• [What you need to do]
Exactly as written, retype the listing below, omitting the pictures.
** Start Source data **
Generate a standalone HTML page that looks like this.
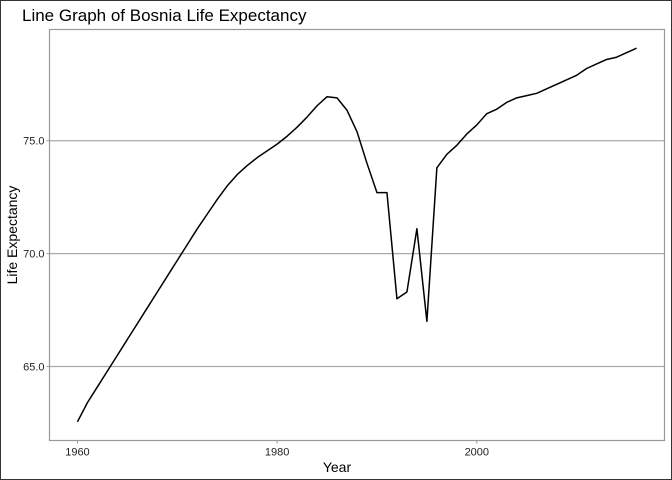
<!DOCTYPE html>
<html><head><meta charset="utf-8"><style>
html,body{margin:0;padding:0;background:#fff}
svg{display:block;font-family:"Liberation Sans",Arial,sans-serif}
</style></head><body>
<svg id="chart" width="672" height="480" viewBox="0 0 672 480">
<rect x="0.5" y="0.5" width="671" height="479" fill="#fff" stroke="#333" stroke-width="1"/>
<text x="22" y="21" font-size="17" fill="#000">Line Graph of Bosnia Life Expectancy</text>
<g id="grid"></g>
<rect x="49.5" y="29.5" width="615" height="411" fill="none" stroke="#999" stroke-width="1.2"/>
<g id="yticks"></g>
<g id="xticks"></g>
<path id="line" fill="none" stroke="#000" stroke-width="1.5" stroke-linejoin="round"/>
<text x="337" y="472" font-size="14" text-anchor="middle">Year</text>
<text transform="translate(17,235) rotate(-90)" font-size="14" text-anchor="middle">Life Expectancy</text>
</svg>
<script>
const years = [];
for (let y = 1960; y <= 2016; y++) years.push(y);
const lifeExp = [62.55,63.4,64.1,64.8,65.5,66.2,66.9,67.6,68.3,69.0,69.7,70.4,71.1,71.75,72.4,73.0,73.5,73.9,74.25,74.55,74.85,75.2,75.6,76.05,76.55,76.95,76.9,76.35,75.4,74.0,72.7,72.7,68.0,68.3,71.1,67.0,73.8,74.4,74.8,75.3,75.7,76.2,76.4,76.7,76.9,77.0,77.1,77.3,77.5,77.7,77.9,78.2,78.4,78.6,78.7,78.9,79.1];
const yTicks = [65, 70, 75];
const yTickLabels = ["65.0","70.0","75.0"];
const xTicks = [1960, 1980, 2000];
const xTickLabels = ["1960","1980","2000"];

const NS = "http://www.w3.org/2000/svg";
const L = 49.5, R = 664.5, T = 29.5, B = 440.5;
const xMin = 1960 - 2.8, xMax = 2016 + 2.8;
const yMin = 62.55 - 0.8275, yMax = 79.1 + 0.8275;
const xs = v => L + (v - xMin) / (xMax - xMin) * (R - L);
const ys = v => B - (v - yMin) / (yMax - yMin) * (B - T);

const grid = document.getElementById('grid');
const yt = document.getElementById('yticks');
yTicks.forEach((t, i) => {
  const ln = document.createElementNS(NS, 'line');
  
  
  ln.setAttribute('x1', L); ln.setAttribute('x2', R);
  ln.setAttribute('y1', ys(t)); ln.setAttribute('y2', ys(t));
  ln.setAttribute('stroke', '#aaa'); ln.setAttribute('stroke-width', '1.2');
  grid.appendChild(ln);
  const tk = document.createElementNS(NS, 'line');
  
  
  tk.setAttribute('x1', L - 3); tk.setAttribute('x2', L);
  tk.setAttribute('y1', ys(t)); tk.setAttribute('y2', ys(t));
  tk.setAttribute('stroke', '#999');
  yt.appendChild(tk);
  const tx = document.createElementNS(NS, 'text');
  
  
  tx.setAttribute('x', L - 5); tx.setAttribute('y', ys(t) + 4);
  tx.setAttribute('font-size', '11'); tx.setAttribute('text-anchor', 'end');
  tx.setAttribute('fill', '#222');
  tx.textContent = yTickLabels[i];
  yt.appendChild(tx);
});
const xt = document.getElementById('xticks');
xTicks.forEach((t, i) => {
  const tk = document.createElementNS(NS, 'line');
  
  
  tk.setAttribute('x1', xs(t)); tk.setAttribute('x2', xs(t));
  tk.setAttribute('y1', B); tk.setAttribute('y2', B + 3);
  tk.setAttribute('stroke', '#999');
  xt.appendChild(tk);
  const tx = document.createElementNS(NS, 'text');
  
  
  tx.setAttribute('x', xs(t)); tx.setAttribute('y', B + 15);
  tx.setAttribute('font-size', '11'); tx.setAttribute('text-anchor', 'middle');
  tx.setAttribute('fill', '#222');
  tx.textContent = xTickLabels[i];
  xt.appendChild(tx);
});
document.getElementById('line').setAttribute('d',
  years.map((yr, i) => (i ? 'L' : 'M') + xs(yr).toFixed(2) + ',' + ys(lifeExp[i]).toFixed(2)).join(''));
</script>
</body></html>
** End Source data **
• [Exercise response]
Generate a standalone HTML page that looks like this.
<!DOCTYPE html>
<html><head><meta charset="utf-8"><style>
html,body{margin:0;padding:0;background:#fff}
svg{display:block;font-family:"Liberation Sans",Arial,sans-serif}
</style></head><body>
<svg id="chart" width="672" height="480" viewBox="0 0 672 480">
<rect x="0.5" y="0.5" width="671" height="479" fill="#fff" stroke="#333" stroke-width="1"/>
<text x="22" y="21" font-size="17" fill="#000">Line Graph of Bosnia Life Expectancy</text>
<g id="grid"></g>
<rect x="49.5" y="29.5" width="615" height="411" fill="none" stroke="#999" stroke-width="1.2"/>
<g id="yticks"></g>
<g id="xticks"></g>
<path id="line" fill="none" stroke="#000" stroke-width="1.5" stroke-linejoin="round"/>
<text x="337" y="472" font-size="14" text-anchor="middle">Year</text>
<text transform="translate(17,235) rotate(-90)" font-size="14" text-anchor="middle">Life Expectancy</text>
</svg>
<script>
const years = [];
for (let y = 1960; y <= 2016; y++) years.push(y);
const lifeExp = [62.55,63.4,64.1,64.8,65.5,66.2,66.9,67.6,68.3,69.0,69.7,70.4,71.1,71.75,72.4,73.0,73.5,73.9,74.25,74.55,74.85,75.2,75.6,76.05,76.55,76.95,76.9,76.35,75.4,74.0,72.7,72.7,68.0,68.3,71.1,67.0,73.8,74.4,74.8,75.3,75.7,76.2,76.4,76.7,76.9,77.0,77.1,77.3,77.5,77.7,77.9,78.2,78.4,78.6,78.7,78.9,79.1];
const yTicks = [65, 70, 75];
const yTickLabels = ["65.0","70.0","75.0"];
const xTicks = [1960, 1980, 2000];
const xTickLabels = ["1960","1980","2000"];

const NS = "http://www.w3.org/2000/svg";
const L = 49.5, R = 664.5, T = 29.5, B = 440.5;
const xMin = 1960 - 2.8, xMax = 2016 + 2.8;
const yMin = 62.55 - 0.8275, yMax = 79.1 + 0.8275;
const xs = v => L + (v - xMin) / (xMax - xMin) * (R - L);
const ys = v => B - (v - yMin) / (yMax - yMin) * (B - T);

const grid = document.getElementById('grid');
const yt = document.getElementById('yticks');
yTicks.forEach((t, i) => {
  const ln = document.createElementNS(NS, 'line');
  
  
  ln.setAttribute('x1', L); ln.setAttribute('x2', R);
  ln.setAttribute('y1', ys(t)); ln.setAttribute('y2', ys(t));
  ln.setAttribute('stroke', '#aaa'); ln.setAttribute('stroke-width', '1.2');
  grid.appendChild(ln);
  const tk = document.createElementNS(NS, 'line');
  
  
  tk.setAttribute('x1', L - 3); tk.setAttribute('x2', L);
  tk.setAttribute('y1', ys(t)); tk.setAttribute('y2', ys(t));
  tk.setAttribute('stroke', '#999');
  yt.appendChild(tk);
  const tx = document.createElementNS(NS, 'text');
  
  
  tx.setAttribute('x', L - 5); tx.setAttribute('y', ys(t) + 4);
  tx.setAttribute('font-size', '11'); tx.setAttribute('text-anchor', 'end');
  tx.setAttribute('fill', '#222');
  tx.textContent = yTickLabels[i];
  yt.appendChild(tx);
});
const xt = document.getElementById('xticks');
xTicks.forEach((t, i) => {
  const tk = document.createElementNS(NS, 'line');
  
  
  tk.setAttribute('x1', xs(t)); tk.setAttribute('x2', xs(t));
  tk.setAttribute('y1', B); tk.setAttribute('y2', B + 3);
  tk.setAttribute('stroke', '#999');
  xt.appendChild(tk);
  const tx = document.createElementNS(NS, 'text');
  
  
  tx.setAttribute('x', xs(t)); tx.setAttribute('y', B + 15);
  tx.setAttribute('font-size', '11'); tx.setAttribute('text-anchor', 'middle');
  tx.setAttribute('fill', '#222');
  tx.textContent = xTickLabels[i];
  xt.appendChild(tx);
});
document.getElementById('line').setAttribute('d',
  years.map((yr, i) => (i ? 'L' : 'M') + xs(yr).toFixed(2) + ',' + ys(lifeExp[i]).toFixed(2)).join(''));
</script>
</body></html>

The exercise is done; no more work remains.